KARA 2020
8 Şubat 2020, CumartesiTweet |
Haftalar öncesinden hazırlanarak renkli görüntülerle girdiğimiz 2020 yılı daha ilk günlerinde kapkara bir yıla döndü. Büyük umutlarla beklediğimiz ve birbirimize ‘güzel bir yıl olsun’ dilekleri sunduğumuz yeni yılın daha ilk günlerine felaketler, kazalar ve ölümcül virüsler damga vurdu.
2020’ye girerken sosyal medyada, telefonların mesaj kutularında, televizyonlarda dönen reklamlarda, gözün gördüğü her alanda ‘mutlu yıllar’ mesajlarını gördük. Hepimiz 2020’nin bize uğur ve şans getirmesini dileyerek büyük umutlar besledik. Güle oynaya ilk günlerini yaşamaya başladığımız yeni yılın daha ilk haftalarında Türkiye ve dünya gündemine yansıyan gelişmeler adeta ‘yılın geri kalanında daha neler göreceğiz acaba?’ sorusunu akıllara getirdi.

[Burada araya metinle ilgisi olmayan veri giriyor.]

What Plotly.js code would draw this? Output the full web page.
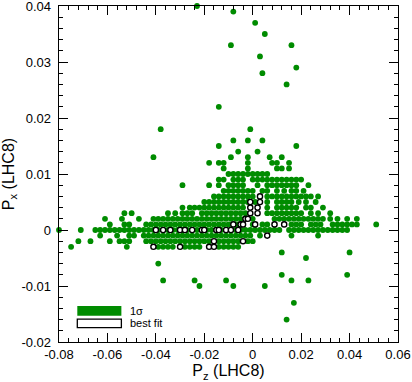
<!DOCTYPE html>
<html>
<head>
<meta charset="utf-8">
<script src="https://cdn.plot.ly/plotly-3.0.1.min.js"></script>
<style>html,body{margin:0;padding:0;background:#fff;}#chart{width:412px;height:382px;}</style>
</head>
<body>
<div id="chart"></div>
<script>
// All coordinates below are in units of 1e-3.
// Rows of the dense green (1 sigma) region: y value of each row, and the x values in that row.
const greenRowY = [18, 16, 15, 14, 13, 12, 11, 10, 9, 8, 7, 6, 5, 4, 3, 2, 1, 0, -1, -2, -3];
const greenRowX = [
  [-38, -1],
  [-8, -2, 4],
  [-14, 18],
  [-6, 2],
  [-41, -9, -2, 7, 12],
  [-18, -14, -12, -2, 8, 10, 15],
  [-12, -2, 10, 12, 15],
  [-10, -8, -6, -4, -2, 0, 2, 4, 6],
  [-14, -12, -8, -6, -4, 0, 2, 4, 6, 8, 10, 12, 14, 16, 18, 20],
  [-29, -18, -14, -10, -8, -6, -4, 2, 6, 8, 10, 12, 14, 16, 18, 23],
  [-12, -10, -8, -6, -4, -2, 0, 4, 6, 10, 13, 16, 18, 21],
  [-16, -14, -12, -10, -8, -6, -4, -2, 0, 6, 8, 10, 12, 14, 16, 18, 20, 22, 24, 27],
  [-20, -18, -16, -14, -12, -10, -8, -6, -4, -2, 1, 6, 10, 12, 14, 16, 19, 22, 26],
  [-29, -26, -24, -22, -20, -18, -16, -14, -12, -10, -8, -6, -4, 6, 10, 12, 14, 16, 18, 22, 24, 29],
  [-53, -50, -35, -32, -29, -27, -25, -21, -19, -17, -15, -13, -11, -9, -7, -5, -3, 6, 8, 10, 12, 14, 16, 18, 20, 24, 27, 32],
  [-61, -54, -47, -41, -39, -37, -35, -33, -31, -29, -27, -25, -23, -21, -19, -17, -15, -13, -11, -9, -7, -5, 0, 9, 11, 13, 15, 17, 19, 21, 23, 25, 27, 29, 32, 35, 39, 43],
  [-59, -53, -51, -44, -42, -40, -38, -36, -34, -32, -30, -28, -26, -24, -22, -20, -18, -16, -14, -12, -10, -8, -6, -4, 0, 4, 6, 16, 18, 20, 24, 26, 28, 33, 35, 37, 39, 41, 43, 51],
  [-80, -71, -65, -63, -61, -59, -57, -55, -53, -51, -49, -47, -45, -43, -41, -39, -37, -35, -33, -31, -29, -27, -25, -23, -21, -19, -17, -15, -13, -11, -9, -7, -5, -3, -1, 1, 3, 5, 7, 9, 11, 15, 17, 19, 21, 23, 25, 27, 29, 31, 33, 35, 37, 39],
  [-63, -56, -51, -49, -45, -43, -41, -39, -37, -35, -33, -31, -29, -27, -25, -23, -21, -19, -17, -15, -13, -11, -9, -7, -5, -3, -1, 3, 16, 27],
  [-72, -67, -59, -55, -53, -51, -44, -42, -40, -38, -36, -34, -32, -30, -28, -26, -24, -22, -20, -18, -14, -12, -10, -8, -6, -2, 0],
  [-75, -52, -39, -37, -35, -33, -28, -26, -24, -22, -14, -12, -10, -8, -6]
];
// Isolated green points
const outlierX = [-23, -8, 1, 5, -9, 16, 3, 18, 4, 14, -14, 12, 22, 40, -39, 12, 39, -37, -24, -11, 16, 23, -22, -8, 5, 17, 14];
const outlierY = [40, 39, 37, 35, 33, 33, 31, 29, 28, 26, 22, -4, -5, -4, -6, -8, -8, -9, -9, -9, -9, -9, -10, -10, -10, -13, -16];
// Best-fit points (white with black outline)
const bestX = [3, -1, 3, -1, 2, -1, 2, -3, -2, -8, -5, -4, 1, 9, 13, -40, -37, -34, -30, -28, -25, -21, -20, -15, -14, -11, -9, -6, 6, -16, -4, -41, -30, -18, -16];
const bestY = [6, 5, 5, 4, 4, 3, 3, 2, 2, 1, 1, 1, 1, 1, 1, 0, 0, 0, 0, 0, 0, 0, 0, 0, 0, 0, 0, 0, -1, -2, -2, -3, -3, -3, -3];

const xTickVals = [-0.08, -0.06, -0.04, -0.02, 0, 0.02, 0.04, 0.06];
const xTickText = ['-0.08', '-0.06', '-0.04', '-0.02', '0', '0.02', '0.04', '0.06'];
const yTickVals = [-0.02, -0.01, 0, 0.01, 0.02, 0.03, 0.04];
const yTickText = ['-0.02', '-0.01', '0', '0.01', '0.02', '0.03', '0.04'];
const legendLabels = ['1\u03c3', 'best fit'];

const S = 1e-3;
const gx = [], gy = [];
greenRowY.forEach((yv, i) => { greenRowX[i].forEach(xv => { gx.push(xv * S); gy.push(yv * S); }); });
outlierX.forEach((xv, i) => { gx.push(xv * S); gy.push(outlierY[i] * S); });

const GREEN = '#008c00';
const FONT = 'Liberation Sans, Arial, Helvetica, sans-serif';

const traces = [
  {type: 'scatter', mode: 'markers', x: gx, y: gy, cliponaxis: false, hoverinfo: 'skip',
   marker: {size: 5.8, color: GREEN, line: {width: 0}}},
  {type: 'scatter', mode: 'markers', x: bestX.map(v => v * S), y: bestY.map(v => v * S), cliponaxis: false, hoverinfo: 'skip',
   marker: {size: 5.2, color: '#ffffff', line: {width: 1.4, color: '#000000'}}}
];

const axisCommon = {
  showgrid: false, zeroline: false, showline: true, linecolor: '#000', linewidth: 1.3,
  mirror: 'allticks', ticks: 'inside', ticklen: 9, tickwidth: 1, tickcolor: '#000',
  ticklabeloverflow: 'allow',
  tickfont: {family: FONT, size: 13, color: '#000'}, automargin: false
};

const layout = {
  width: 412, height: 382,
  margin: {l: 59, r: 14, t: 6, b: 40, pad: 0},
  paper_bgcolor: '#fff', plot_bgcolor: '#fff',
  showlegend: false,
  font: {family: FONT, color: '#000'},
  xaxis: Object.assign({}, axisCommon, {
    range: [-0.08, 0.06], tickmode: 'array', tickvals: xTickVals, ticktext: xTickText,
    minor: {tickmode: 'linear', tick0: -0.08, dtick: 0.004, ticks: 'inside', ticklen: 4, tickwidth: 1, tickcolor: '#000', showgrid: false},
    title: {text: 'P<sub>z</sub> (LHC8)', font: {family: FONT, size: 16, color: '#000'}, standoff: 4}
  }),
  yaxis: Object.assign({}, axisCommon, {
    range: [-0.02, 0.04], tickmode: 'array', tickvals: yTickVals, ticktext: yTickText,
    ticklabelstandoff: 4,
    minor: {tickmode: 'linear', tick0: -0.02, dtick: 0.002, ticks: 'inside', ticklen: 4, tickwidth: 1, tickcolor: '#000', showgrid: false},
    title: {text: 'P<sub>x</sub> (LHC8)', font: {family: FONT, size: 16, color: '#000'}, standoff: 6}
  }),
  shapes: [
    {type: 'rect', xref: 'paper', yref: 'paper', x0: 0.054, x1: 0.184, y0: 0.078, y1: 0.107,
     fillcolor: GREEN, line: {width: 0}},
    {type: 'rect', xref: 'paper', yref: 'paper', x0: 0.054, x1: 0.184, y0: 0.043, y1: 0.068,
     fillcolor: '#fff', line: {width: 1.3, color: '#000'}}
  ],
  annotations: [
    {xref: 'paper', yref: 'paper', x: 0.203, y: 0.0925, xanchor: 'left', yanchor: 'middle', showarrow: false,
     text: legendLabels[0], font: {family: FONT, size: 11, color: '#000'}},
    {xref: 'paper', yref: 'paper', x: 0.203, y: 0.0555, xanchor: 'left', yanchor: 'middle', showarrow: false,
     text: legendLabels[1], font: {family: FONT, size: 11, color: '#000'}}
  ]
};

Plotly.newPlot('chart', traces, layout, {staticPlot: true, displayModeBar: false});
</script>
</body>
</html>
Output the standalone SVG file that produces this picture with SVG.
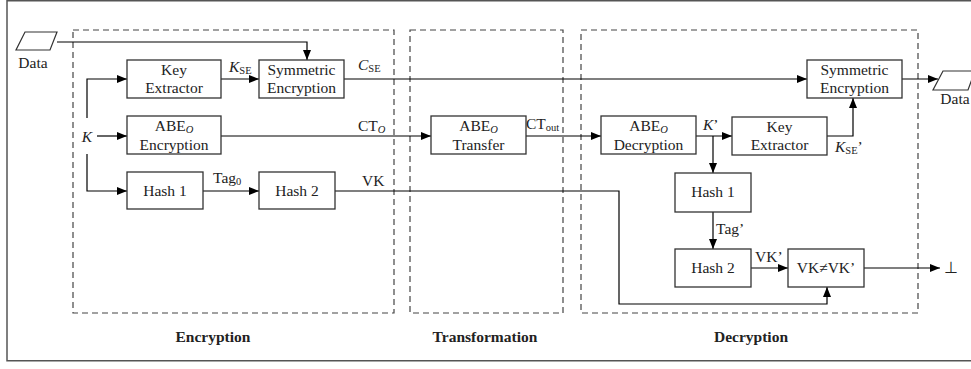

Yaşanan kötü olaylar Türkiye dışında başladı. İran-ABD gerilimi olası bir savaşın kapıda olduğunun habercisi gibiydi. 3 Ocak’ta Kasım Süleymani’nin ABD tarafından öldürülmesi, 7 Ocak’ta Süleymani’nin cenazesinde 50 kişinin yaşamını yitirmesi komşu İran’da şok etkisi yarattı. Tüm dünyayı etkileyen İran-ABD gerilimde Ukrayna Havayolları’na ait yolcu uçağının düşmesi ve 176 kişinin yaşamını yitirmesinin ardındansa dünyanın gözü İran’a çevrildi.
Komşuda bunlar yaşanırken takvimler 12 Ocak 2020’yi gösterdiğinde dünyanın bir ucu Filipinler’de Taal Yanardağının patlaması sonucu binlerce insan evlerinden oldu. Aradan henüz 2 gün geçmişti ki Pakistan’dan çığ felaketi haberi geldi. Keşmir bölgesinde meydana gelen olayda 57 kişi hayatını kaybetti.
İlerleyen günlerde daha da uzaklardan can sıkıcı haberler gelmeye devam etti. Yangınlarla mücadelesine devam eden Avustralya’da milyarlarca hayvan hayatını kaybetti. Yangınların sardığı adada 25 kişi öldü, milyonlarca hektar alan küle döndü.
Uzak Doğuya gittiğimizde ise dünyanın gündemine oturan bir salgın başladı. Koronavirüs nedeniyle Çin’de bazı bölgeler karantina altına alındı. Dünyanın en kalabalık nüfusuna sahip ülkesi Çin’de 700’e yakın insan koronavirüs nedeniyle hayatını kaybetti. Eğer bir çözüm bulunamazsa belki de 2020’de en önemli konumuz koronavirüs olacak.
Ülkemize dönecek olursak Elazığ ve Malatya’da yaşanan 6.8 büyüklüğündeki deprem yüreklerimizi dağladı. 41 kişinin ölümüne sebep olan depremde 2 bine yakın kişi yaralandı. 24 Ocak’ta yaşanan deprem felaketi bize yeniden ‘deprem değil bina öldürür’ sözünü hatırlattı.
Deprem felaketinin ardından yaralarımızı sarmaya başlamıştık ki Suriye’de bulunan Türk askerlerinin gözlem noktasına saldırı yapıldı. Saldırıda 8 askerimiz şehit düştü. Ülkenin dört bir yanında acı ve gözyaşı vardı.
Aradan birkaç gün geçti. Van’dan üst üste acı haberler gelmeye başladı. Van’da meydana gelen çığ felaketinde 41 kişi hayatını kaybettiği. Acı olayda Aydın Çineli Jandarma Uzman Çavuş Muammer Keskin de bölgeye yardımda giden askerler arasındaydı. Kahraman askerimizin şehadet haberini alan Aydınlılar acı üstüne acı yaşadı. Aynı gün İstanbul’da uçağın pistten çıkması nedeniyle 3 kişinin hayatını kaybetmesi, Şubat ayının da felaketlerle geçeceğinin mesajını veriyor gibiydi.
Felaketler, kazalar, ölümcül virüsler ve bunlara ek olarak kapımızda beliren olası savaş işaretleri, 2020’nin tüm dünya için zor geçeceğine işaret ediyor. Üstelik Manisa’da meydana gelen küçük ve orta büyüklükteki depremler, Ege’de yaşanacak büyük bir depremin işareti olabilir mi? Bu soruyu da insan aklından çıkaramıyor.
Umarım 2020 bundan sonra güzel geçer. Hepinize sağlıklı günler dilerim sevgili Denge okurları.